China’s 3nm Chip Breakthrough: SMIC Defies U.S. Sanctions

China’s semiconductor industry has reached a defining milestone. In 2025, Semiconductor Manufacturing International Corporation (SMIC) achieved a successful mass production of 3-nanometer chips technological leap that many Western analysts once deemed impossible under U.S. export restrictions. This achievement marks not just a victory for China’s chipmakers but also a geopolitical milestone in the global technology race. With domestic innovation, policy support, and creative engineering, China is gradually securing its semiconductor independence.

The Strategic Context of China’s Chip Race

For years, China’s access to advanced lithography technology has been constrained by U.S. and allied export controls. Equipment from ASML, Lam Research, and Applied Materials was blocked from reaching Chinese fabs after 2019. These restrictions aimed to slow Beijing’s progress in producing high-end chips critical for AI, defense, and cloud computing.

According to Reuters, China responded by launching a “National Chip Resilience Plan,” pooling over $45 billion in funding from state banks and private investors. The goal was to build a fully localized semiconductor supply chain from materials and design to production and packaging. By 2025, this policy-driven mobilization began to bear fruit, culminating in SMIC’s 3nm fabrication success.

SMIC’s Technological Breakthrough

SMIC’s 3nm node is built using multi-patterning deep ultraviolet (DUV) lithography rather than the extreme ultraviolet (EUV) systems that Western firms use. SCMP reports that Chinese engineers developed proprietary algorithms and immersion techniques to compensate for the lack of EUV machines. These innovations increased manufacturing complexity but maintained competitive chip yields.

Industry insiders note that SMIC’s 3nm process integrates enhanced transistor density and improved power efficiency, making it suitable for AI accelerators, mobile devices, and automotive computing. While not identical to TSMC’s 3nm performance, it provides a viable domestic alternative and reduces reliance on foreign suppliers. Bloomberg highlights that this success sends a message: technological containment cannot permanently limit China’s innovation capacity.

Policy Support and Industrial Coordination

Behind SMIC’s achievement is an ecosystem of coordinated government and enterprise collaboration. The Ministry of Industry and Information Technology (MIIT) prioritized semiconductor independence under the Made in China 2025 framework, providing tax reliefs and research subsidies.

Nikkei Asia reports that local governments in Shanghai and Shenzhen built semiconductor industrial clusters connecting universities, design houses, and manufacturing partners. These hubs now host firms specializing in advanced materials, chip design automation, and precision machinery. This integration shortens the R&D cycle and keeps talent pipelines within China’s borders, reducing dependence on foreign expertise.

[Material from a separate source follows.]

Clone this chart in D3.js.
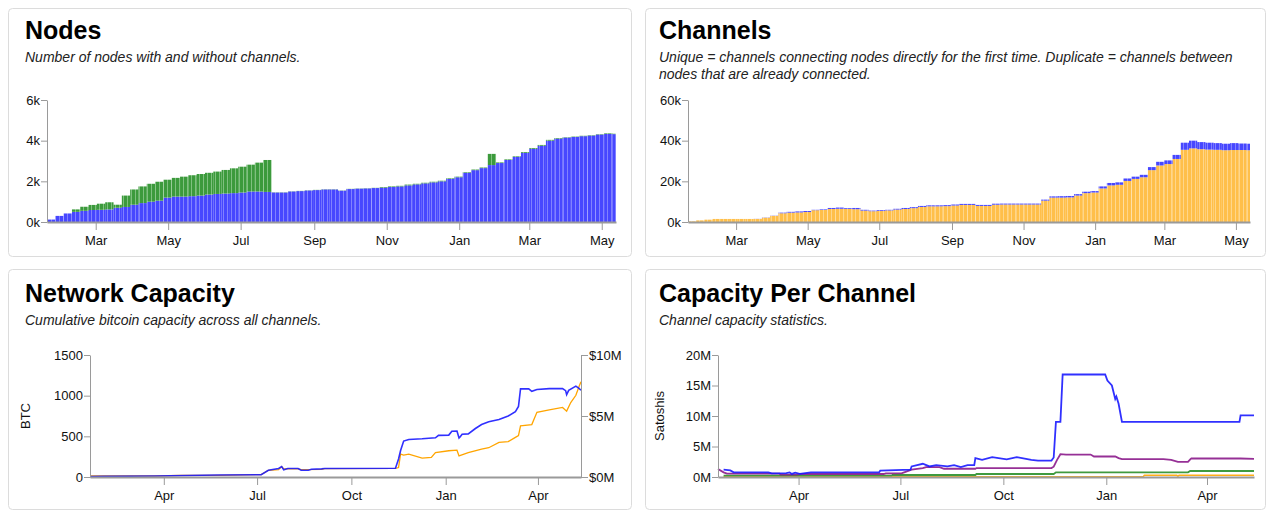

AI, Cloud, and Defense Applications

The implications of SMIC’s 3nm chips extend far beyond consumer electronics. AI data centers across Beijing, Hangzhou, and Chongqing are expected to deploy domestically produced chips in upcoming supercomputing projects. CGTN notes that several AI firms are already testing SMIC’s 3nm processors for model training tasks in national research programs.

In the defense sector, locally fabricated chips strengthen cybersecurity and supply chain security for critical systems. By producing strategic components domestically, China enhances both its technological and national security posture. This dual-use capability underscores why semiconductor progress is viewed as a matter of sovereignty rather than commerce.

Economic and Global Reactions

China’s chip breakthrough has triggered mixed global reactions. Western policymakers express concern that SMIC’s advancement undermines the effectiveness of export sanctions. Meanwhile, investors see the development as a sign that China’s innovation system remains resilient despite international pressure. According to DW, SMIC’s shares surged more than 20 percent on the Hong Kong Stock Exchange following the announcement.

Domestically, the achievement reinforces public confidence in self-reliance and strengthens the government’s narrative of “indigenous innovation.” Analysts expect the success to inspire increased funding in semiconductor startups and upstream materials companies. However, sustaining 3nm production at scale will still require continuous upgrades in design software, testing, and packaging technologies.

Conclusion

SMIC’s 3nm breakthrough represents a turning point in China’s semiconductor journey. It demonstrates that determination, policy alignment, and engineering creativity can overcome geopolitical barriers. As the country builds capacity across every stage of the chip value chain, it edges closer to technological sovereignty in one of the world’s most critical industries. The semiconductor race is no longer just about performance; it is about resilience. China’s progress proves that innovation cannot be contained when national strategy and scientific ambition move in unison.